Though the influential musical couple went their separate ways in 1976, Dickens and Gerrard led accomplished individual music careers and reunited for occasional appearances. Before her passing in 2011, Dickens went on to become a key voice for coal miners’ rights with songs featured in the Academy Award–winning documentary Harlan County, USA and in the labor strike dramatization Matewan. In 2001, she received the prestigious National Heritage Fellowship from the National Endowment for the Arts for her revitalization and reinvention of traditional Appalachian music.
Still active to this day, Gerrard became a critical documentarian of old-time music as the founding editor of The Old Time Herald and through the donation of her extensive archives to the Southern Folklife Collection at UNC. Gerrard earned a Grammy nomination for her 2014 album Follow the Music and has continued to play music in various lineups.

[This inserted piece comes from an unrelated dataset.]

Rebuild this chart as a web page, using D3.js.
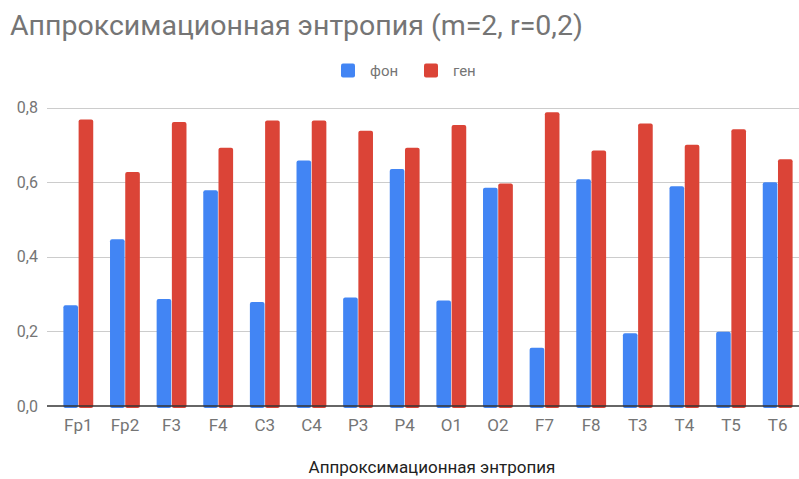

Indeed, Dickens and Gerrard, inducted into the International Bluegrass Hall of Fame in 2017, leave a long legacy of fearless expression that broke down the barriers of the good ol’ boy network in the bluegrass community they helped redefine. “We have had women come up to us all through the years and talk about the first records we made and what an impact it had on their lives,” Dickens wrote in 1996. “I just think it was an eye-opener for a lot of people to hear two women singing together, doing what the men did in bluegrass.”